You read it here. Drew Barrymore says you can’t have it all. And I say “Duh”.
You can’t have it all. You just can’t. Moms can’t. Dads can’t. Childless people can’t. Rich people can’t. Poor people can’t. No one – NO ONE – can have it all.
Remember when you were 22, fresh out of college and starting your first job? Remember the first time you tried to go out on a weeknight, had a few too many drinks, stayed up until 2am watching Pulp Fiction with your roommates and went to work feeling like death warmed over the next day? That’s probably the moment you actually realized that you can’t have it all. You understood, in that moment, that you had to either give up profligate partying or your hopes for a serious career because those two activities are incompatible.
Everyone had that friend who took the route of partying and made it to 30 without tucking away a single dime in a 401(k). And we have that other friend who disappeared onto a direct track to the C-suite and never took more than 5 vacation days per year. The rest of us balanced our desire for job success with our desire to have a life outside work and cobbled together a working model for ourselves. But we didn’t have it all. We had what we decided was the most important things and let other things pass into our histories.
Being a parent entails the same sort of prioritizing and shifting choices around. You have 24 hours in a day and your family has certain needs.

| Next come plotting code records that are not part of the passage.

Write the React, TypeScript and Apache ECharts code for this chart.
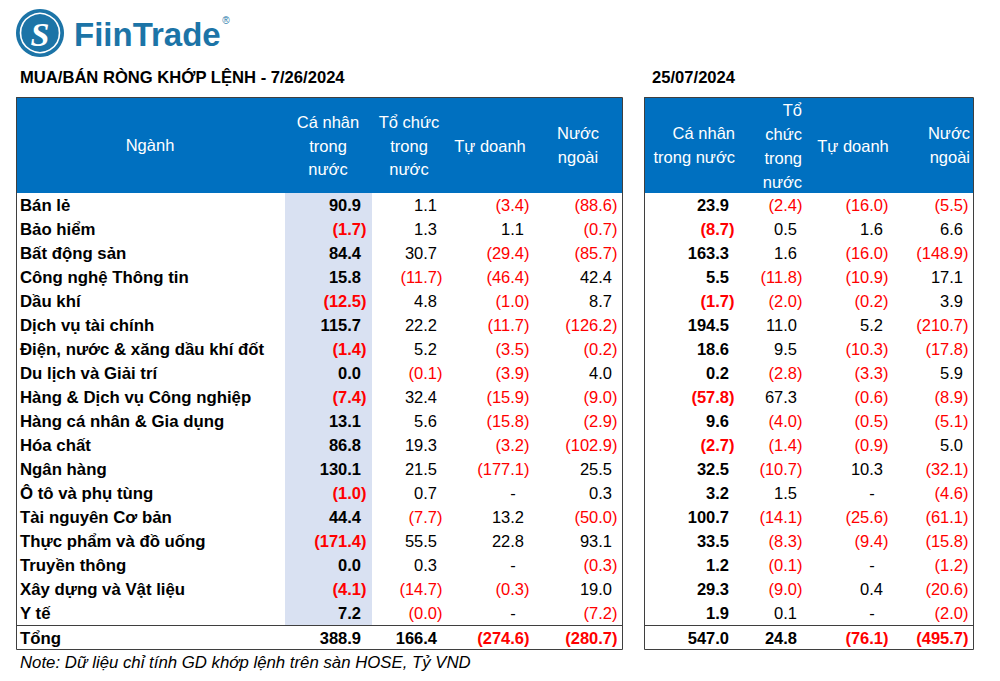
import { useEffect, useRef } from "react";
import * as echarts from "echarts";

const title = "MUA/BÁN RÒNG KHỚP LỆNH - 7/26/2024";
const prevTitle = "25/07/2024";
const note = "Note: Dữ liệu chỉ tính GD khớp lệnh trên sàn HOSE, Tỷ VND";
const totalLabel = "Tổng";

const categories = [
  "Bán lẻ", "Bảo hiểm", "Bất động sản", "Công nghệ Thông tin", "Dầu khí",
  "Dịch vụ tài chính", "Điện, nước & xăng dầu khí đốt", "Du lịch và Giải trí",
  "Hàng & Dịch vụ Công nghiệp", "Hàng cá nhân & Gia dụng", "Hóa chất", "Ngân hàng",
  "Ô tô và phụ tùng", "Tài nguyên Cơ bản", "Thực phẩm và đồ uống", "Truyền thông",
  "Xây dựng và Vật liệu", "Y tế",
];

// 26/07/2024
const caNhan26 = [90.9, -1.7, 84.4, 15.8, -12.5, 115.7, -1.4, 0.0, -7.4, 13.1, 86.8, 130.1, -1.0, 44.4, -171.4, 0.0, -4.1, 7.2];
const toChuc26 = [1.1, 1.3, 30.7, -11.7, 4.8, 22.2, 5.2, -0.1, 32.4, 5.6, 19.3, 21.5, 0.7, -7.7, 55.5, 0.3, -14.7, -0];
const tuDoanh26 = [-3.4, 1.1, -29.4, -46.4, -1.0, -11.7, -3.5, -3.9, -15.9, -15.8, -3.2, -177.1, null, 13.2, 22.8, null, -0.3, null];
const nuocNgoai26 = [-88.6, -0.7, -85.7, 42.4, 8.7, -126.2, -0.2, 4.0, -9.0, -2.9, -102.9, 25.5, 0.3, -50.0, 93.1, -0.3, 19.0, -7.2];
const totals26 = [388.9, 166.4, -274.6, -280.7];

// 25/07/2024
const caNhan25 = [23.9, -8.7, 163.3, 5.5, -1.7, 194.5, 18.6, 0.2, -57.8, 9.6, -2.7, 32.5, 3.2, 100.7, 33.5, 1.2, 29.3, 1.9];
const toChuc25 = [-2.4, 0.5, 1.6, -11.8, -2.0, 11.0, 9.5, -2.8, 67.3, -4.0, -1.4, -10.7, 1.5, -14.1, -8.3, -0.1, -9.0, 0.1];
const tuDoanh25 = [-16.0, 1.6, -16.0, -10.9, -0.2, 5.2, -10.3, -3.3, -0.6, -0.5, -0.9, 10.3, null, -25.6, -9.4, null, 0.4, null];
const nuocNgoai25 = [-5.5, 6.6, -148.9, 17.1, 3.9, -210.7, -17.8, 5.9, -8.9, -5.1, 5.0, -32.1, -4.6, -61.1, -15.8, -1.2, -20.6, -2.0];
const totals25 = [547.0, 24.8, -76.1, -495.7];

const headerNganh = "Ngành";
const headersLeft = [["Cá nhân", "trong", "nước"], ["Tổ chức", "trong", "nước"], ["Tự doanh"], ["Nước", "ngoài"]];
const headersRight = [["Cá nhân", "trong nước"], ["Tổ", "chức", "trong", "nước"], ["Tự doanh"], ["Nước", "ngoài"]];

const FF = "'Liberation Sans', Arial, sans-serif";
const FS = 16.5;
const FS_CAT = 16.8;
const BLUE = "#0070c0";
const RED = "#ff0000";
const BORDER = "#3f3f3f";

function isNeg(v: number) {
  return v < 0 || Object.is(v, -0);
}

function txt(text: string, x: number, y: number, font: string, fill: string, align: string) {
  return {
    type: "text",
    x,
    y,
    silent: true,
    style: {
      text,
      font,
      fill,
      textAlign: align,
      textVerticalAlign: "middle",
      align,
      verticalAlign: "middle",
    },
  };
}

export default function App() {
  const ref = useRef<HTMLDivElement>(null);
  useEffect(() => {
    document.body.style.margin = "0";
    const chart = echarts.init(ref.current!, null, { renderer: "svg" });
    const el: any[] = [];

    const rowTop = 193;
    const rowH = 24;
    const n = categories.length;
    const totalTop = rowTop + n * rowH;
    const tableTop = 97;
    const tableBottom = totalTop + rowH;
    const headerBottom = rowTop - 1;

    // Logo
    el.push({ type: "circle", shape: { cx: 40, cy: 33, r: 24 }, style: { fill: "#1c74a7" }, silent: true });
    el.push({ type: "circle", shape: { cx: 40, cy: 33, r: 19.5 }, style: { fill: "none", stroke: "#ffffff", lineWidth: 1.6 }, silent: true });
    el.push(txt("S", 40, 34, "bold italic 34px 'Liberation Serif', serif", "#ffffff", "center"));
    el.push(txt("FiinTrade", 74, 34, `bold 33px ${FF}`, "#1c74a7", "left"));
    el.push(txt("®", 226, 20, `10px ${FF}`, "#1c74a7", "center"));

    // Titles
    el.push(txt(title, 20, 77, `bold 16.6px ${FF}`, "#000", "left"));
    el.push(txt(prevTitle, 652, 77, `bold 16.6px ${FF}`, "#000", "left"));

    const tables = [
      { x0: 16, x1: 622, cols: [361, 437, 524, 612], data: [caNhan26, toChuc26, tuDoanh26, nuocNgoai26], totals: totals26 },
      { x0: 644, x1: 973, cols: [729, 797, 883, 963], data: [caNhan25, toChuc25, tuDoanh25, nuocNgoai25], totals: totals25 },
    ];

    tables.forEach((t, ti) => {
      el.push({ type: "rect", shape: { x: t.x0, y: tableTop, width: t.x1 - t.x0, height: headerBottom - tableTop + 1 }, style: { fill: BLUE }, silent: true });
      if (ti === 0) {
        el.push({ type: "rect", shape: { x: 285, y: rowTop, width: 87, height: totalTop - rowTop }, style: { fill: "#d9e1f2" }, silent: true });
      }
      el.push({ type: "rect", shape: { x: t.x0 + 0.5, y: tableTop + 0.5, width: t.x1 - t.x0, height: tableBottom - tableTop }, style: { fill: "none", stroke: BORDER, lineWidth: 1 }, silent: true });
      el.push({ type: "line", shape: { x1: t.x0, y1: totalTop + 0.5, x2: t.x1 + 1, y2: totalTop + 0.5 }, style: { stroke: BORDER, lineWidth: 1 }, silent: true });

      for (let i = 0; i < n; i++) {
        const cy = rowTop + i * rowH + 12;
        if (ti === 0) el.push(txt(categories[i], 20, cy, `bold ${FS_CAT}px ${FF}`, "#000", "left"));
        t.data.forEach((arr, ci) => {
          const v = arr[i];
          const bold = ci === 0;
          const font = `${bold ? "bold " : ""}${FS}px ${FF}`;
          const px = t.cols[ci];
          if (v === null || v === undefined) {
            el.push(txt("-", px - 11, cy, font, "#000", "center"));
          } else if (isNeg(v)) {
            el.push(txt(`(${Math.abs(v).toFixed(1)})`, px + 5.5, cy, font, RED, "right"));
          } else {
            el.push(txt(v.toFixed(1), px, cy, font, "#000", "right"));
          }
        });
      }
      const ty = totalTop + 13;
      if (ti === 0) el.push(txt(totalLabel, 20, ty, `bold ${FS_CAT}px ${FF}`, "#000", "left"));
      t.totals.forEach((v, ci) => {
        const font = `bold ${FS}px ${FF}`;
        const px = t.cols[ci];
        if (isNeg(v)) el.push(txt(`(${Math.abs(v).toFixed(1)})`, px + 5.5, ty, font, RED, "right"));
        else el.push(txt(v.toFixed(1), px, ty, font, "#000", "right"));
      });
    });

    // Headers
    const hf = `${FS}px ${FF}`;
    el.push(txt(headerNganh, 150, 145, hf, "#fff", "center"));
    const leftX = [328, 409, 490, 578];
    const ys3 = [122, 146, 169];
    headersLeft.forEach((lines, ci) => {
      const ys = lines.length === 3 ? ys3 : lines.length === 2 ? [133, 157] : [146];
      lines.forEach((l, li) => el.push(txt(l, leftX[ci], ys[li], hf, "#fff", "center")));
    });
    const rightX = [735, 802, 853, 970];
    const rightAlign = ["right", "right", "center", "right"];
    headersRight.forEach((lines, ci) => {
      const ys = lines.length === 4 ? [110, 134, 158, 182] : lines.length === 2 ? [133, 157] : [146];
      lines.forEach((l, li) => el.push(txt(l, rightX[ci], ys[li], hf, "#fff", rightAlign[ci])));
    });

    el.push(txt(note, 20, 662, `italic 16.8px ${FF}`, "#000", "left"));

    chart.setOption({ animation: false, graphic: { elements: el } });
    return () => chart.dispose();
  }, []);
  return <div ref={ref} style={{ width: 1000, height: 681 }} />;
}
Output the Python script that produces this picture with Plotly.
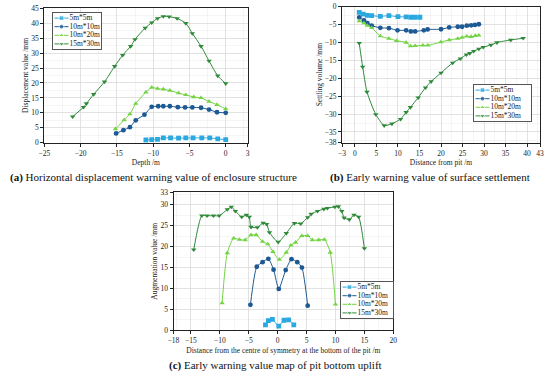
import plotly.graph_objects as go

names = ["5m*5m", "10m*10m", "10m*20m", "15m*30m"]
colors = ["#2aa8e0", "#1d5a94", "#74d444", "#2f8a3a"]
symbols = ["square", "circle", "triangle-up", "triangle-down"]

# (a) Horizontal displacement warning value of enclosure structure
a_x_5 = [-11.0, -10.2, -9.4, -8.6, -7.6, -6.5, -5.5, -4.5, -3.3, -2.2, -1.1, 0.0]
a_y_5 = [0.9, 1.0, 1.1, 1.6, 1.6, 1.5, 1.6, 1.6, 1.6, 1.6, 1.3, 1.0]
a_x_10 = [-15.1, -14.1, -13.2, -12.4, -11.2, -10.2, -9.3, -8.6, -7.7, -6.6, -5.6, -4.6, -3.4, -2.3, -1.2, 0.0]
a_y_10 = [3.1, 4.2, 5.2, 7.5, 9.4, 12.0, 12.2, 12.2, 12.2, 11.9, 11.8, 11.8, 11.7, 11.1, 10.2, 10.0]
a_x_20 = [-15.2, -14.0, -13.2, -12.4, -11.0, -10.2, -9.4, -8.6, -7.7, -6.5, -5.5, -4.4, -3.4, -2.3, -1.2, 0.0]
a_y_20 = [4.6, 7.6, 9.6, 13.1, 16.9, 18.5, 18.1, 17.9, 17.5, 16.6, 16.0, 15.3, 15.0, 13.8, 12.7, 11.3]
a_x_30 = [-21.1, -19.6, -19.2, -18.2, -16.7, -15.3, -14.2, -13.1, -12.5, -11.1, -10.2, -9.4, -8.6, -7.8, -6.7, -5.5, -4.6, -3.4, -2.3, -1.1, 0.0]
a_y_30 = [8.7, 11.9, 13.1, 16.2, 20.4, 25.6, 29.3, 32.3, 34.6, 38.4, 40.2, 41.6, 42.3, 42.2, 41.6, 40.0, 36.6, 32.3, 27.4, 22.4, 19.8]

# (b) Early warning value of surface settlement
b_x_5 = [1.0, 1.9, 2.9, 3.9, 5.9, 7.9, 10.0, 11.9, 13.0, 14.0, 15.1]
b_y_5 = [-1.6, -2.1, -2.4, -2.5, -2.7, -2.5, -2.8, -2.85, -2.95, -2.95, -2.95]
b_x_10 = [1.0, 2.1, 2.9, 3.9, 5.9, 7.9, 9.9, 11.9, 13.0, 14.0, 16.0, 16.9, 20.0, 21.9, 23.9, 24.9, 26.0, 27.0, 27.9, 28.8]
b_y_10 = [-3.0, -3.8, -4.6, -5.3, -5.9, -6.0, -6.6, -6.6, -6.9, -6.9, -6.6, -6.35, -6.3, -5.8, -5.6, -5.6, -5.3, -5.2, -5.1, -4.9]
b_x_20 = [1.0, 2.1, 2.9, 3.9, 5.9, 7.9, 9.7, 11.9, 12.9, 14.0, 15.8, 16.95, 19.95, 21.9, 23.9, 24.9, 26.0, 27.0, 28.0, 28.8]
b_y_20 = [-4.0, -4.6, -5.3, -5.9, -8.2, -8.9, -9.5, -10.0, -11.0, -10.95, -10.8, -10.8, -9.9, -9.3, -8.9, -8.6, -8.3, -8.4, -8.1, -8.0]
b_x_30 = [1.0, 1.8, 2.8, 4.85, 6.8, 8.6, 10.6, 11.9, 12.9, 14.7, 16.4, 17.7, 20.0, 22.7, 24.5, 25.9, 26.7, 27.6, 28.8, 29.8, 31.6, 33.0, 36.2, 39.1]
b_y_30 = [-10.2, -16.8, -23.8, -30.1, -33.2, -32.7, -31.4, -29.5, -28.1, -25.4, -22.6, -20.9, -18.5, -15.7, -14.5, -13.4, -13.0, -12.4, -11.8, -11.3, -10.7, -10.0, -9.3, -8.8]

# (c) Early warning value map of pit bottom uplift
c_x_5 = [-2.1, -1.6, -0.9, 0.2, 1.1, 1.9, 2.8]
c_y_5 = [1.3, 2.3, 2.6, 1.0, 2.4, 2.5, 1.3]
c_x_10 = [-4.7, -3.6, -2.6, -1.6, -0.7, 0.2, 1.4, 2.4, 3.4, 4.2, 5.2]
c_y_10 = [6.1, 15.2, 16.3, 17.1, 14.5, 9.9, 14.4, 17.0, 16.3, 15.0, 5.9]
c_x_20 = [-9.6, -8.7, -7.6, -6.6, -5.6, -4.6, -3.7, -2.6, -1.7, -0.8, 0.3, 1.5, 2.3, 3.1, 4.2, 5.2, 6.0, 7.1, 8.1, 9.1, 10.0]
c_y_20 = [6.5, 18.5, 22.0, 21.7, 21.6, 22.8, 22.8, 21.2, 20.6, 18.8, 16.9, 18.6, 20.3, 21.0, 22.6, 22.6, 21.6, 21.6, 21.7, 18.6, 6.2]
c_x_30 = [-14.5, -13.1, -12.2, -11.1, -10.1, -8.7, -8.0, -7.3, -6.2, -5.4, -4.9, -4.6, -3.5, -2.5, -1.9, -1.4, 0.1, 1.5, 2.9, 4.0, 5.2, 5.8, 6.9, 8.0, 8.6, 9.9, 10.5, 11.1, 11.5, 12.4, 13.2, 14.0, 15.0]
c_y_30 = [19.3, 27.4, 27.4, 27.4, 27.4, 28.9, 29.5, 28.5, 27.1, 27.6, 27.1, 24.7, 24.6, 25.7, 25.4, 23.4, 21.1, 23.2, 25.6, 25.5, 27.0, 27.8, 28.5, 29.0, 29.2, 29.5, 29.6, 28.5, 26.9, 26.5, 27.6, 27.1, 19.6]

panels = [
    ("x", "y", [(a_x_5, a_y_5), (a_x_10, a_y_10), (a_x_20, a_y_20), (a_x_30, a_y_30)]),
    ("x2", "y2", [(b_x_5, b_y_5), (b_x_10, b_y_10), (b_x_20, b_y_20), (b_x_30, b_y_30)]),
    ("x3", "y3", [(c_x_5, c_y_5), (c_x_10, c_y_10), (c_x_20, c_y_20), (c_x_30, c_y_30)]),
]

FONT = "Liberation Serif, Times New Roman, serif"
W, H = 550, 376
INK = "#222"


def dx(a, b):
    return [a / W, b / W]


def dy(top, bottom):
    return [1 - bottom / H, 1 - top / H]


fig = go.Figure()
for xa, ya, series in panels:
    for i, (xs, ys) in enumerate(series):
        fig.add_trace(go.Scatter(
            x=xs, y=ys, xaxis=xa, yaxis=ya, name=names[i], showlegend=False,
            mode="lines+markers",
            line=dict(color=colors[i], width=1, shape="spline", smoothing=0.6),
            marker=dict(symbol=symbols[i], size=4.8, color=colors[i]),
        ))


def axis_style(title, rng, tickvals, domain, anchor, minor_dtick, standoff=3):
    return dict(
        title=dict(text=title, font=dict(size=7.5, family=FONT, color=INK), standoff=standoff),
        range=rng, tickvals=tickvals, domain=domain, anchor=anchor, automargin=False,
        showline=True, linecolor=INK, linewidth=1, mirror=True,
        ticks="outside", ticklen=3, tickwidth=1, tickcolor=INK,
        tickfont=dict(size=7.5, family=FONT, color=INK),
        showgrid=True, gridcolor="#d6d6d6", gridwidth=0.6,
        minor=dict(dtick=minor_dtick, showgrid=True, gridcolor="#ececec", gridwidth=0.5, ticks=""),
        zeroline=False,
    )


layout_axes = dict(
    xaxis=axis_style("Depth /m", [-25, 3], [-25, -20, -15, -10, -5, 0, 3], dx(44.3, 247.5), "y", 2.5),
    yaxis=axis_style("Displacement value /mm", [0, 45], list(range(0, 50, 5)), dy(8.3, 142.7), "x", 2.5, 1),
    xaxis2=axis_style("Distance from pit /m", [-3, 43], [-3, 0, 5, 10, 15, 20, 25, 30, 35, 40, 43], dx(342, 540), "y2", 2.5),
    yaxis2=axis_style("Settling volume /mm", [-38, 0], [-38, -35, -30, -25, -20, -15, -10, -5, 0], dy(6.7, 142.7), "x2", 2.5, 1),
    xaxis3=axis_style("Distance from the centre of symmetry at the bottom of the pit /m", [-18, 20], [-18, -15, -10, -5, 0, 5, 10, 15, 20], dx(173.5, 393.3), "y3", 2.5),
    yaxis3=axis_style("Augmentation value /mm", [0, 33], [0, 5, 10, 15, 20, 25, 30, 33], dy(192.3, 330.3), "x3", 2.5, 1),
)

# Legend boxes drawn as small helper subplots (pixel-unit axes), one per panel
legend_boxes = [(53, 13, 48, 36), (474, 85, 57, 36), (341, 282, 52, 36)]
for k, (left, top, w, h) in enumerate(legend_boxes):
    idx = 4 + k
    xa, ya = f"x{idx}", f"y{idx}"
    layout_axes[f"xaxis{idx}"] = dict(domain=dx(left, left + w), range=[0, w], anchor=ya, automargin=False,
                                      showline=True, mirror=True, linecolor="#555", linewidth=1,
                                      showgrid=False, zeroline=False, showticklabels=False, ticks="",
                                      fixedrange=True)
    layout_axes[f"yaxis{idx}"] = dict(domain=dy(top, top + h), range=[h, 0], anchor=xa, automargin=False,
                                      showline=True, mirror=True, linecolor="#555", linewidth=1,
                                      showgrid=False, zeroline=False, showticklabels=False, ticks="",
                                      fixedrange=True)
    fig.add_trace(go.Scatter(x=[0, w, w, 0, 0], y=[0, 0, h, h, 0], xaxis=xa, yaxis=ya,
                             mode="lines", fill="toself", fillcolor="white",
                             line=dict(width=0, color="white"), hoverinfo="skip", showlegend=False))
    gap = 8.6
    y0 = (h - 3 * gap) / 2
    for i, nm in enumerate(names):
        yy = y0 + i * gap
        fig.add_trace(go.Scatter(x=[1.5, 8.5, 15.5], y=[yy, yy, yy], xaxis=xa, yaxis=ya,
                                 mode="lines+markers",
                                 line=dict(color=colors[i], width=1),
                                 marker=dict(symbol=symbols[i], size=[0, 4.8, 0], color=colors[i]),
                                 hoverinfo="skip", showlegend=False))
        fig.add_trace(go.Scatter(x=[16.5], y=[yy], xaxis=xa, yaxis=ya, mode="text",
                                 text=[nm], textposition="middle right",
                                 textfont=dict(size=7.5, family=FONT, color=INK),
                                 hoverinfo="skip", showlegend=False))

fig.update_layout(
    width=W, height=H, margin=dict(l=0, r=0, t=0, b=0, autoexpand=False),
    paper_bgcolor="white", plot_bgcolor="white",
    font=dict(family=FONT, size=8, color=INK),
    showlegend=False, hovermode=False,
    **layout_axes,
)

captions = [
    ("<b>(a)</b> Horizontal displacement warning value of enclosure structure", 153, 178),
    ("<b>(b)</b> Early warning value of surface settlement", 430, 178),
    ("<b>(c)</b> Early warning value map of pit bottom uplift", 275, 365),
]
for text, cx, cy in captions:
    fig.add_annotation(text=text, x=cx / W, y=1 - cy / H, xref="paper", yref="paper",
                       showarrow=False, xanchor="center", yanchor="middle",
                       font=dict(size=11, family=FONT, color="#111"))

fig.write_html("out.html", config={"displayModeBar": False, "staticPlot": True},
               post_script="document.body.style.margin='0px';")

You do what you need to do to get everything accomplished, hopefully in a way that results in some joy in your life. You focus on what’s most important at any moment, be that breastfeeding, finding the perfect charter school, pushing for a promotion at the office, or downsizing to allow for one income to support you. You give more to your kids at one time, you give more to work at other times. You stop, examine, reassess. You give up travel to seed a college fund. You walk away from urban life to find better schools. You choose baby snuggles and story-time over networking happy hours. You make it work.
What you can’t do is dwell on what you’ve left behind. Doing that will just make you miserable.
I don’t know who keeps perpetuating the idea of having it all but I just find it destructive. I do my best to have the things that make me happiest and I let other things go without agonizing. I can’t have it all. And that’s ok.